Quant à savoir ce qu’est véritablement l’art des planches Thibault Pinson répond avec précision : «Pour moi le théâtre c’est un humain qui court après quelque chose d’extrêmement précieux et qu’il va regagner ou perdre. Et de cette perte ou pas naît la fragilité de comédien et sa grandeur. Du coup j’aborde mes rôles avec la volonté de défendre le beau, le vrai, la bien, et tout ce qui fait la grandeur de l’humanité»
Fourmillant de projets Thibault Pinson s’apprête à répéter pour Avignon Off 2022 la pièce «Les paravents de Genet» dans la mise en scène de Sophie Rainaud. La pièce, en forme de tableaux successifs se déroule pendant la guerre d’Algérie (1954-1962), et l’auteur y brosse un portrait très sévère de l’armée française «Mettre en scène l’horreur dans un pamphlet anticolonialiste, c’est un aspect de la pièce qui me bouleverse», insiste Thibault Pinson.

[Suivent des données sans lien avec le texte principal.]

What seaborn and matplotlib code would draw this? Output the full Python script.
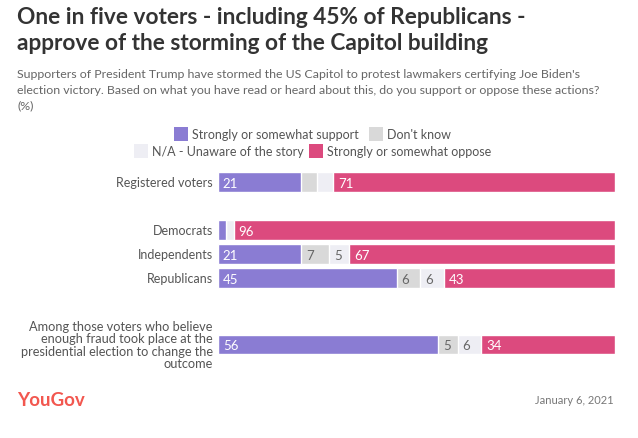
import numpy as np
import pandas as pd
import matplotlib
matplotlib.use("Agg")
import matplotlib.pyplot as plt
from matplotlib.patches import Rectangle
import seaborn as sns

groups = ["Registered voters", "Democrats", "Independents", "Republicans",
          "Among those voters who believe\nenough fraud took place at the\npresidential election to change the\noutcome"]
positions = [0, 2, 3, 4, 6.77]
support = [21, 2, 21, 45, 56]
dont_know = [4, 0, 7, 6, 5]
unaware = [4, 2, 5, 6, 6]
oppose = [71, 96, 67, 43, 34]

series = ["Strongly or somewhat support", "Don't know",
          "N/A - Unaware of the story", "Strongly or somewhat oppose"]
colors = ["#8a7cd3", "#d9d9d9", "#eeeef4", "#dc4a7e"]
label_colors = ["white", "#666666", "#666666", "white"]

sns.set_style("white")
plt.rcParams["font.family"] = ["Lato", "DejaVu Sans"]

df = pd.DataFrame({"group": groups, "pos": positions, "support": support,
                   "dont_know": dont_know, "unaware": unaware, "oppose": oppose})
cols = ["support", "dont_know", "unaware", "oppose"]
total = df[cols].sum(axis=1)
shares = df[cols].div(total, axis=0) * 100
cum = shares.cumsum(axis=1)
for c in cols:
    df["cum_" + c] = cum[c]
    df["left_" + c] = cum[c] - shares[c]

fig = plt.figure(figsize=(6.38, 4.39), dpi=100)
ax = fig.add_axes([218 / 638, 1 - 370 / 439, (615 - 218) / 638, 210 / 439])

# draw from the widest cumulative bar down so each segment shows
for c, col in reversed(list(zip(cols, colors))):
    sns.barplot(data=df, x="cum_" + c, y="pos", orient="y", native_scale=True,
                color=col, saturation=1, width=0.83, errorbar=None, ax=ax)

for i, row in df.iterrows():
    for c, lc in zip(cols, label_colors):
        v = row[c]
        if v >= 5:
            ax.text(row["left_" + c] + 1.2, row["pos"] + 0.03, str(int(v)),
                    ha="left", va="center", color=lc, fontsize=9.5)
    ax.text(-1.3, row["pos"], row["group"], ha="right", va="center",
            color="#555555", fontsize=9.2 if i == 4 else 9, linespacing=1.05)

ax.set_xlim(0, 100)
ax.set_ylim(187 / 24, -23 / 24)
ax.axis("off")

fig.text(17 / 638, 1 - 18 / 439, "One in five voters - including 45% of Republicans -",
         fontsize=16.3, fontweight="bold", color="#333333", va="center")
fig.text(17 / 638, 1 - 44 / 439, "approve of the storming of the Capitol building",
         fontsize=16.3, fontweight="bold", color="#333333", va="center")
fig.text(17 / 638, 1 - 75 / 439,
         "Supporters of President Trump have stormed the US Capitol to protest lawmakers certifying Joe Biden's",
         fontsize=8.9, color="#666666", va="center")
fig.text(17 / 638, 1 - 91 / 439,
         "election victory. Based on what you have read or heard about this, do you support or oppose these actions?",
         fontsize=8.9, color="#666666", va="center")
fig.text(17 / 638, 1 - 106 / 439, "(%)", fontsize=8.9, color="#666666", va="center")

legend_items = [(174, 135, 0), (369, 135, 1), (134, 152, 2), (309, 152, 3)]
for x0, y0, k in legend_items:
    fig.patches.append(Rectangle((x0 / 638, 1 - (y0 + 7) / 439), 14 / 638, 14 / 439,
                                 transform=fig.transFigure, color=colors[k], lw=0))
    fig.text((x0 + 18) / 638, 1 - y0 / 439, series[k], fontsize=9,
             color="#555555", va="center")

fig.text(17 / 638, 1 - 401 / 439, "YouGov", fontsize=13.5, fontweight="bold",
         color="#f2574f", va="center")
fig.text(614 / 638, 1 - 401 / 439, "January 6, 2021", fontsize=8,
         color="#777777", va="center", ha="right")

fig.savefig("out.png", dpi=100, facecolor="white")
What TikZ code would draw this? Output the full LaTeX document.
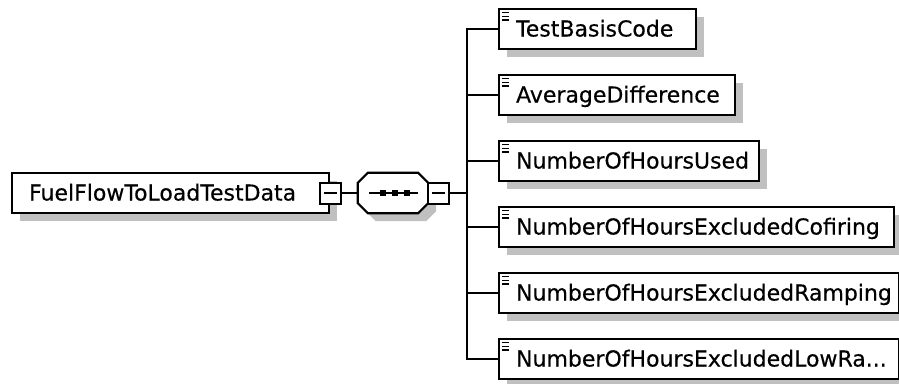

Et de lancer comme un credo : «Nous, comédiens sommes des athlètes de l’émotion, et nous sommes là pour poser des questions. C’est de fait en les posant qu’on devient beaux.» L’aventure de Thibault continue donc, et à n’en pas douter avec éclat et succès garantis. Vivement Avignon 2022.
Jean-Rémi BARLAND
«Le petit coiffeur» de Jean-Philippe Daguerre. Texte disponible chez Albin Michel. 134 pages, 12 € – Dans le off d’Avignon 2022 «Les Paravents de Genet» dans une mise en scène de Sophie Raynaud, avec Julien Cigana, Clotilde Daniault, Benjamin Brenière, Blanche Leleu, Pierre Étienne Royer, Donia Berriri et Elsa Rosenknop.